The petroleum refining and petroleum fuel manufacturing industry’s revenue is falling rapidly, with a decline of 16.7 per cent expected in 2015-16 alone, according to IBISWorld.

Industry revenue is estimated to decline at a compound annual rate of 7.7 per cent over the five years through 2015-16 to reach $19.1 billion.

IBISWorld Senior Industry Analyst Spencer Little says the industry is struggling, primarily due to intense and rising competition from new South-East Asian refineries.

These operations typically have higher output and lower costs than Australian refineries. These advanced refineries are also able to meet Australian fuel standards and this trend has made the Australian industry more vulnerable to import competition.
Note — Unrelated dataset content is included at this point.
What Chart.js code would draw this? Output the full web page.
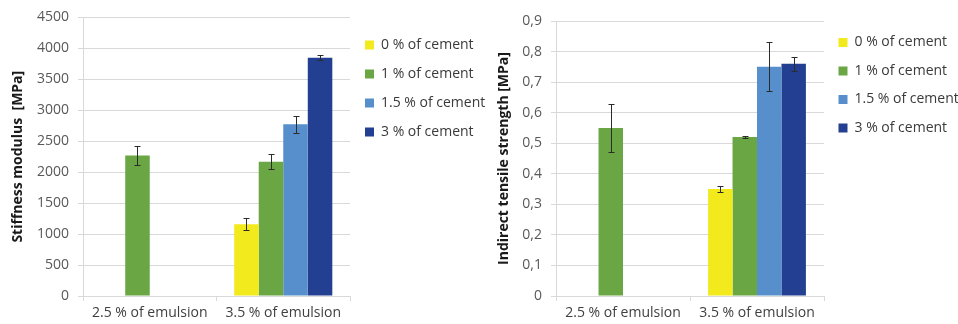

Imports are estimated to account for 53.8 per cent of domestic demand in 2015-16, and this is expected to rise to more than 55 per cent by 2020-21. Imports have grown strongly over the past five years, which has contributed to the industry’s weaker performance. Competition from South-East Asian refineries has also led to the closure of the Bulwer and Kurnell refineries, contributing to the steep revenue decline in 2015-16.

“Falling global oil prices have also had a negative effect on revenue, leading to reductions in fuel prices,” Mr Little said.

Industry players have therefore received less revenue for their refined petroleum products.